**PROBLEM TO WORK ON**
Make an exact copy of the lines, leaving the pictures out.

>> Start SOURCE MATERIAL

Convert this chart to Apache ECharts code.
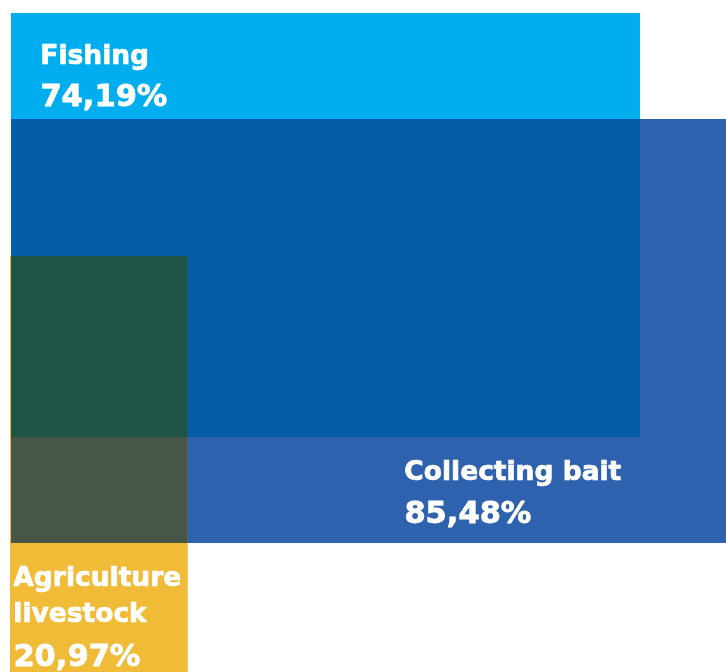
<!DOCTYPE html>
<html><head><meta charset="utf-8">
<script src="https://cdn.jsdelivr.net/npm/echarts@6/dist/echarts.min.js"></script>
<style>html,body{margin:0;padding:0;background:#fff}#c{width:726px;height:672px}</style>
</head><body><div id="c"></div>
<script>
// ---- data ----
const categories = ['Fishing', 'Collecting bait', 'Agriculture\nlivestock'];
const shares = [74.19, 85.48, 20.97]; // percent

// ---- layout (not data) ----
const pxPerPct = 8.478;
const gridLeft = 11;
const rectTop = [13, 119, 256];       // y-axis units (pixels)
const rectHeight = 424;
const rectXStart = [0, 0, -0.12];     // x-axis units (percent)
const setColors = ['#00ADEE', '#2E62AE', '#F0BC37'];
const labelPos = [[40, 63, 106], [404, 479, 523], [13, 585, 666]]; // x, name baseline, value baseline
const overlapColors = { '0-1': '#055CA8', '1-2': '#46574A', '0-1-2': '#1D5546' };

const sets = shares.map((v, i) => ({ x0: rectXStart[i], x1: rectXStart[i] + v, y0: rectTop[i], y1: rectTop[i] + rectHeight }));
function inter(a, b) { return { x0: Math.max(a.x0, b.x0), x1: Math.min(a.x1, b.x1), y0: Math.max(a.y0, b.y0), y1: Math.min(a.y1, b.y1) }; }
const regions = [];
sets.forEach((s, i) => regions.push({ r: s, color: setColors[i] }));
regions.push({ r: inter(sets[0], sets[1]), color: overlapColors['0-1'] });
regions.push({ r: inter(sets[1], sets[2]), color: overlapColors['1-2'] });
regions.push({ r: inter(inter(sets[0], sets[1]), sets[2]), color: overlapColors['0-1-2'] });

const chart = echarts.init(document.getElementById('c'), null, { renderer: 'canvas' });
const fmt = v => v.toFixed(2).replace('.', ',') + '%';
const font = '"DejaVu Sans", sans-serif';
const graphics = [];
categories.forEach((c, i) => {
  const lines = c.split('\n');
  const p = labelPos[i];
  const lineGap = 36;
  lines.forEach((ln, k) => {
    graphics.push({ type: 'text', z: 100, left: p[0], top: p[1] - 20 + k * lineGap,
      style: { text: ln, fill: '#fff', stroke: '#fff', lineWidth: 0.7, font: 'bold 26.5px ' + font } });
  });
  graphics.push({ type: 'text', z: 100, left: p[0], top: p[2] - 24,
    style: { text: fmt(shares[i]), fill: '#fff', stroke: '#fff', lineWidth: 0.8, font: 'bold 30.5px ' + font } });
});

const plotWidth = 726 - gridLeft;
chart.setOption({
  animation: false,
  grid: { left: gridLeft, top: 0, right: 0, bottom: 0 },
  xAxis: { type: 'value', min: 0, max: plotWidth / pxPerPct, show: false },
  yAxis: { type: 'value', min: 0, max: 672, inverse: true, show: false },
  series: [{
    type: 'custom',
    clip: false,
    data: regions.map((g, i) => [i]),
    renderItem: function (params, api) {
      const g = regions[api.value(0)];
      const p0 = api.coord([g.r.x0, g.r.y0]);
      const p1 = api.coord([g.r.x1, g.r.y1]);
      return { type: 'rect', shape: { x: p0[0], y: p0[1], width: p1[0] - p0[0], height: p1[1] - p0[1] }, style: { fill: g.color } };
    }
  }],
  graphic: graphics
});
</script>
</body></html>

>> End SOURCE MATERIAL

**WRITTEN ANSWER**
Convert this chart to Apache ECharts code.
<!DOCTYPE html>
<html><head><meta charset="utf-8">
<script src="https://cdn.jsdelivr.net/npm/echarts@6/dist/echarts.min.js"></script>
<style>html,body{margin:0;padding:0;background:#fff}#c{width:726px;height:672px}</style>
</head><body><div id="c"></div>
<script>
// ---- data ----
const categories = ['Fishing', 'Collecting bait', 'Agriculture\nlivestock'];
const shares = [74.19, 85.48, 20.97]; // percent

// ---- layout (not data) ----
const pxPerPct = 8.478;
const gridLeft = 11;
const rectTop = [13, 119, 256];       // y-axis units (pixels)
const rectHeight = 424;
const rectXStart = [0, 0, -0.12];     // x-axis units (percent)
const setColors = ['#00ADEE', '#2E62AE', '#F0BC37'];
const labelPos = [[40, 63, 106], [404, 479, 523], [13, 585, 666]]; // x, name baseline, value baseline
const overlapColors = { '0-1': '#055CA8', '1-2': '#46574A', '0-1-2': '#1D5546' };

const sets = shares.map((v, i) => ({ x0: rectXStart[i], x1: rectXStart[i] + v, y0: rectTop[i], y1: rectTop[i] + rectHeight }));
function inter(a, b) { return { x0: Math.max(a.x0, b.x0), x1: Math.min(a.x1, b.x1), y0: Math.max(a.y0, b.y0), y1: Math.min(a.y1, b.y1) }; }
const regions = [];
sets.forEach((s, i) => regions.push({ r: s, color: setColors[i] }));
regions.push({ r: inter(sets[0], sets[1]), color: overlapColors['0-1'] });
regions.push({ r: inter(sets[1], sets[2]), color: overlapColors['1-2'] });
regions.push({ r: inter(inter(sets[0], sets[1]), sets[2]), color: overlapColors['0-1-2'] });

const chart = echarts.init(document.getElementById('c'), null, { renderer: 'canvas' });
const fmt = v => v.toFixed(2).replace('.', ',') + '%';
const font = '"DejaVu Sans", sans-serif';
const graphics = [];
categories.forEach((c, i) => {
  const lines = c.split('\n');
  const p = labelPos[i];
  const lineGap = 36;
  lines.forEach((ln, k) => {
    graphics.push({ type: 'text', z: 100, left: p[0], top: p[1] - 20 + k * lineGap,
      style: { text: ln, fill: '#fff', stroke: '#fff', lineWidth: 0.7, font: 'bold 26.5px ' + font } });
  });
  graphics.push({ type: 'text', z: 100, left: p[0], top: p[2] - 24,
    style: { text: fmt(shares[i]), fill: '#fff', stroke: '#fff', lineWidth: 0.8, font: 'bold 30.5px ' + font } });
});

const plotWidth = 726 - gridLeft;
chart.setOption({
  animation: false,
  grid: { left: gridLeft, top: 0, right: 0, bottom: 0 },
  xAxis: { type: 'value', min: 0, max: plotWidth / pxPerPct, show: false },
  yAxis: { type: 'value', min: 0, max: 672, inverse: true, show: false },
  series: [{
    type: 'custom',
    clip: false,
    data: regions.map((g, i) => [i]),
    renderItem: function (params, api) {
      const g = regions[api.value(0)];
      const p0 = api.coord([g.r.x0, g.r.y0]);
      const p1 = api.coord([g.r.x1, g.r.y1]);
      return { type: 'rect', shape: { x: p0[0], y: p0[1], width: p1[0] - p0[0], height: p1[1] - p0[1] }, style: { fill: g.color } };
    }
  }],
  graphic: graphics
});
</script>
</body></html>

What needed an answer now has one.